The Four Es in Effectiveness

“In all too many businesses, there is a significant and unnecessary gap between strategy and execution: a lack of connection between where the enterprise aims to go and what it can accomplish.”
Creating a Strategy That Works, Paul Leinwand and Cesare Mainardi, Spring 2016

How many times have we heard the We know that many organizations spend too little time on any one of these aspects and wind up missing the mark.  Yes, there is a need for speed in today’s marketplace, but it still requires properly readying the organization for the desired results.  As a strategy executive with a background in analytics and training, I have found that the best results occur when four critical components are activated for effective results:

  1. Excavate: Do a deep-dive business analysis to understand the marketplace, the customer, and the competition, clearly identifying key differentiators that are necessary for success.

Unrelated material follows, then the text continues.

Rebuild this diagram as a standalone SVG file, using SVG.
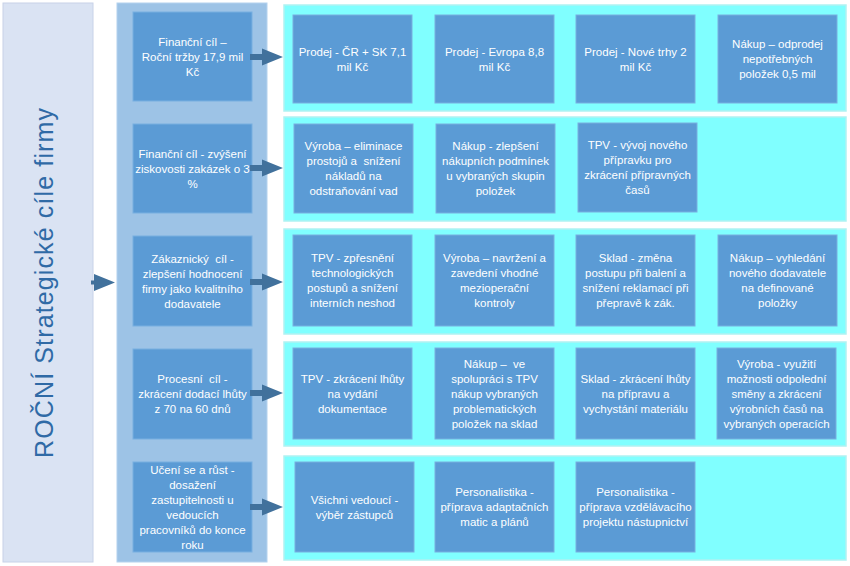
<svg xmlns="http://www.w3.org/2000/svg" width="850" height="566" viewBox="0 0 850 566">
<style>
.bg{fill:#ffffff}
.left{fill:#dae3f3;stroke:#c8d2e8;stroke-width:1}
.mid{fill:#9dc3e6;stroke:#b4d2ee;stroke-width:1}
.row{fill:#80ffff;stroke:#b0f2f2;stroke-width:1.5}
.box{fill:#5b9bd5;stroke:#78afe0;stroke-width:1}
.t{font-family:"Liberation Sans","Noto Sans",Arial,sans-serif;font-size:11.5px;fill:#ffffff;text-anchor:middle;white-space:pre}
.title{font-family:"Liberation Sans","Noto Sans",Arial,sans-serif;font-size:25px;fill:#2f6aa6;text-anchor:middle}
.arr{fill:#41719c}
</style>
<rect class="bg" x="0" y="0" width="850" height="566"/>

<g id="title">
<rect class="left" x="3" y="3" width="90" height="559"/>
<text class="title" transform="translate(53,283) rotate(-90)" x="0" y="0" textLength="350" lengthAdjust="spacing">ROČNÍ Strategické cíle firmy</text>
</g>

<g id="midpanel"><rect class="mid" x="117" y="3" width="150" height="559"/></g>

<g id="row1"><rect class="row" x="284" y="5" width="562" height="106"/></g>
<g id="row2"><rect class="row" x="284" y="117" width="562" height="104"/></g>
<g id="row3"><rect class="row" x="284" y="229" width="562" height="105"/></g>
<g id="row4"><rect class="row" x="284" y="342" width="562" height="104"/></g>
<g id="row5"><rect class="row" x="284" y="456" width="562" height="104"/></g>

<g id="m1"><rect class="box" x="133" y="12" width="119" height="89"/>
<text class="t" y="45.5"><tspan x="192.5">Finanční cíl –</tspan><tspan x="192.5" dy="15">Roční tržby 17,9 mil</tspan><tspan x="192.5" dy="15">Kč</tspan></text></g>
<g id="m2"><rect class="box" x="133" y="124" width="119" height="89"/>
<text class="t" y="157.5"><tspan x="192.5">Finanční cíl - zvýšení</tspan><tspan x="192.5" dy="15">ziskovosti zakázek o 3</tspan><tspan x="192.5" dy="15">%</tspan></text></g>
<g id="m3"><rect class="box" x="133" y="236" width="119" height="90"/>
<text class="t" y="262.5"><tspan x="192.5">Zákaznický  cíl -</tspan><tspan x="192.5" dy="15">zlepšení hodnocení</tspan><tspan x="192.5" dy="15">firmy jako kvalitního</tspan><tspan x="192.5" dy="15">dodavatele</tspan></text></g>
<g id="m4"><rect class="box" x="133" y="349" width="119" height="90"/>
<text class="t" y="383"><tspan x="192.5">Procesní  cíl -</tspan><tspan x="192.5" dy="15">zkrácení dodací lhůty</tspan><tspan x="192.5" dy="15">z 70 na 60 dnů</tspan></text></g>
<g id="m5"><rect class="box" x="133" y="462" width="119" height="90"/>
<text class="t" y="473.5"><tspan x="192.5">Učení se a růst -</tspan><tspan x="192.5" dy="15">dosažení</tspan><tspan x="192.5" dy="15">zastupitelnosti u</tspan><tspan x="192.5" dy="15">vedoucích</tspan><tspan x="192.5" dy="15">pracovníků do konce</tspan><tspan x="192.5" dy="15">roku</tspan></text></g>

<g id="r1b1"><rect class="box" x="293" y="15" width="119" height="88"/>
<text class="t" y="55.5"><tspan x="352.5">Prodej - ČR + SK 7,1</tspan><tspan x="352.5" dy="15">mil Kč</tspan></text></g>
<g id="r1b2"><rect class="box" x="435" y="15" width="119" height="88"/>
<text class="t" y="55.5"><tspan x="494.5">Prodej - Evropa 8,8</tspan><tspan x="494.5" dy="15">mil Kč</tspan></text></g>
<g id="r1b3"><rect class="box" x="576" y="15" width="119" height="88"/>
<text class="t" y="55.5"><tspan x="635.5">Prodej - Nové trhy 2</tspan><tspan x="635.5" dy="15">mil Kč</tspan></text></g>
<g id="r1b4"><rect class="box" x="718" y="15" width="119" height="88"/>
<text class="t" y="48"><tspan x="777.5">Nákup – odprodej</tspan><tspan x="777.5" dy="15">nepotřebných</tspan><tspan x="777.5" dy="15">položek 0,5 mil</tspan></text></g>

<g id="r2b1"><rect class="box" x="294" y="124" width="119" height="89"/>
<text class="t" y="150"><tspan x="353.5">Výroba – eliminace</tspan><tspan x="353.5" dy="15">prostojů a  snížení</tspan><tspan x="353.5" dy="15">nákladů na</tspan><tspan x="353.5" dy="15">odstraňování vad</tspan></text></g>
<g id="r2b2"><rect class="box" x="436" y="124" width="119" height="89"/>
<text class="t" y="150"><tspan x="495.5">Nákup - zlepšení</tspan><tspan x="495.5" dy="15">nákupních podmínek</tspan><tspan x="495.5" dy="15">u vybraných skupin</tspan><tspan x="495.5" dy="15">položek</tspan></text></g>
<g id="r2b3"><rect class="box" x="578" y="123" width="119" height="89"/>
<text class="t" y="149"><tspan x="637.5">TPV - vývoj nového</tspan><tspan x="637.5" dy="15">přípravku pro</tspan><tspan x="637.5" dy="15">zkrácení přípravných</tspan><tspan x="637.5" dy="15">časů</tspan></text></g>

<g id="r3b1"><rect class="box" x="293" y="235" width="119" height="91"/>
<text class="t" y="262"><tspan x="352.5">TPV - zpřesnění</tspan><tspan x="352.5" dy="15">technologických</tspan><tspan x="352.5" dy="15">postupů a snížení</tspan><tspan x="352.5" dy="15">interních neshod</tspan></text></g>
<g id="r3b2"><rect class="box" x="435" y="235" width="119" height="91"/>
<text class="t" y="262"><tspan x="494.5">Výroba – navržení a</tspan><tspan x="494.5" dy="15">zavedení vhodné</tspan><tspan x="494.5" dy="15">mezioperační</tspan><tspan x="494.5" dy="15">kontroly</tspan></text></g>
<g id="r3b3"><rect class="box" x="576" y="235" width="119" height="91"/>
<text class="t" y="262"><tspan x="635.5">Sklad - změna</tspan><tspan x="635.5" dy="15">postupu při balení a</tspan><tspan x="635.5" dy="15">snížení reklamací při</tspan><tspan x="635.5" dy="15">přepravě k zák.</tspan></text></g>
<g id="r3b4"><rect class="box" x="718" y="235" width="119" height="91"/>
<text class="t" y="262"><tspan x="777.5">Nákup – vyhledání</tspan><tspan x="777.5" dy="15">nového dodavatele</tspan><tspan x="777.5" dy="15">na definované</tspan><tspan x="777.5" dy="15">položky</tspan></text></g>

<g id="r4b1"><rect class="box" x="293" y="348" width="119" height="91"/>
<text class="t" y="382.5"><tspan x="352.5">TPV - zkrácení lhůty</tspan><tspan x="352.5" dy="15">na vydání</tspan><tspan x="352.5" dy="15">dokumentace</tspan></text></g>
<g id="r4b2"><rect class="box" x="435" y="348" width="119" height="91"/>
<text class="t" y="367.5"><tspan x="494.5">Nákup –  ve</tspan><tspan x="494.5" dy="15">spolupráci s TPV</tspan><tspan x="494.5" dy="15">nákup vybraných</tspan><tspan x="494.5" dy="15">problematických</tspan><tspan x="494.5" dy="15">položek na sklad</tspan></text></g>
<g id="r4b3"><rect class="box" x="576" y="348" width="119" height="91"/>
<text class="t" y="382.5"><tspan x="635.5">Sklad - zkrácení lhůty</tspan><tspan x="635.5" dy="15">na přípravu a</tspan><tspan x="635.5" dy="15">vychystání materiálu</tspan></text></g>
<g id="r4b4"><rect class="box" x="717" y="348" width="119" height="91"/>
<text class="t" y="367.5"><tspan x="776.5">Výroba - využití</tspan><tspan x="776.5" dy="15">možnosti odpolední</tspan><tspan x="776.5" dy="15">směny a zkrácení</tspan><tspan x="776.5" dy="15">výrobních časů na</tspan><tspan x="776.5" dy="15">vybraných operacích</tspan></text></g>

<g id="r5b1"><rect class="box" x="295" y="462" width="119" height="90"/>
<text class="t" y="503.5"><tspan x="354.5">Všichni vedoucí -</tspan><tspan x="354.5" dy="15">výběr zástupců</tspan></text></g>
<g id="r5b2"><rect class="box" x="435" y="462" width="119" height="90"/>
<text class="t" y="496"><tspan x="494.5">Personalistika -</tspan><tspan x="494.5" dy="15">příprava adaptačních</tspan><tspan x="494.5" dy="15">matic a plánů</tspan></text></g>
<g id="r5b3"><rect class="box" x="576" y="462" width="119" height="90"/>
<text class="t" y="496"><tspan x="635.5">Personalistika -</tspan><tspan x="635.5" dy="15">příprava vzdělávacího</tspan><tspan x="635.5" dy="15">projektu nástupnictví</tspan></text></g>

<g id="connectors">
<path class="arr" d="M91,280.5 L94,280.5 L94,274 L115,282.5 L94,291 L94,284.5 L91,284.5 Z"/>
<path class="arr" d="M250,54 L262,54 L262,48.5 L283,57 L262,65.5 L262,60 L250,60 Z"/>
<path class="arr" d="M250,165 L262,165 L262,159.5 L283,168 L262,176.5 L262,171 L250,171 Z"/>
<path class="arr" d="M250,279 L262,279 L262,273.5 L283,282 L262,290.5 L262,285 L250,285 Z"/>
<path class="arr" d="M250,390 L262,390 L262,384.5 L283,393 L262,401.5 L262,396 L250,396 Z"/>
<path class="arr" d="M250,504 L262,504 L262,498.5 L283,507 L262,515.5 L262,510 L250,510 Z"/>
</g>
</svg>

Where are the business gaps today versus the marketplace and how can those gaps be minimized?  Is there an opportunity on the entire brand or one piece of the business that is getting hurt by competition?  The more clearly you can define the opportunity, the more likely you are to be successful in achieving the desired results.  For example, if looking at the market you see that one price segment is growing in the market faster than on your brand, define the executional tactics that will close that specific gap.  Once you determine the root cause drivers of growth and the clear path that is needed to accomplish your goals, you can state the goal and the three to five key tactics that will drive those results.
  2. Educate: Many companies just set the goal – whether it is a market share number or a dollar growth objective – and set the carrot for hitting this target. We all know that there are right ways and wrong ways to hit a number.  If you want to grow sales by 20%, be specific as to which category, package size, customer segment or channel has the largest opportunities and how you can get there.  Show the organization the gap and the reason for the opportunity, then explain how to close it.  Training allows them to discuss the challenges they face and arms them with the needed capabilities to overcome obstacles.  Provide your team with the tools and the skills to win in the marketplace, then reinforce the tactics for success.
  3. Execute: Establish the timeframe to execute. As in sports, there is a starting point, a goal line and a time on the clock.  Ensure they know their baseline today and the timeframe in which to achieve their desired results.  Check in and coach throughout the process.
  4. Evaluate: Hold people accountable. Do not skip this crucial step.  Accountability creates trust in an organization.  People need to feel that if they do their part, other people will be accountable to do theirs, and together, the team will be successful.  If one part of the team is not measured, fingers will start pointing or a lack of organizational clarity will ensue as one function tries to overcompensate for another.  The organization should have a strategic objective to accomplish the overarching goal, but each team must be measured as to the tactics they are meant to deliver.  Inspect what is expected and provide a clear tracking mechanism for doing so.

Think of this strategic process like the three bases and home plate on a baseball diamond.  Getting singles and doubles are great, but a team only scores if all the bases and cross home plate are crossed.  The process is also an ongoing cycle.  Once you execute, the bar moves and more opportunities are presented.  Each step is critical to drive results, just as there are four Es in effectiveness, defined as the degree to which objectives are achieved and problems are solved.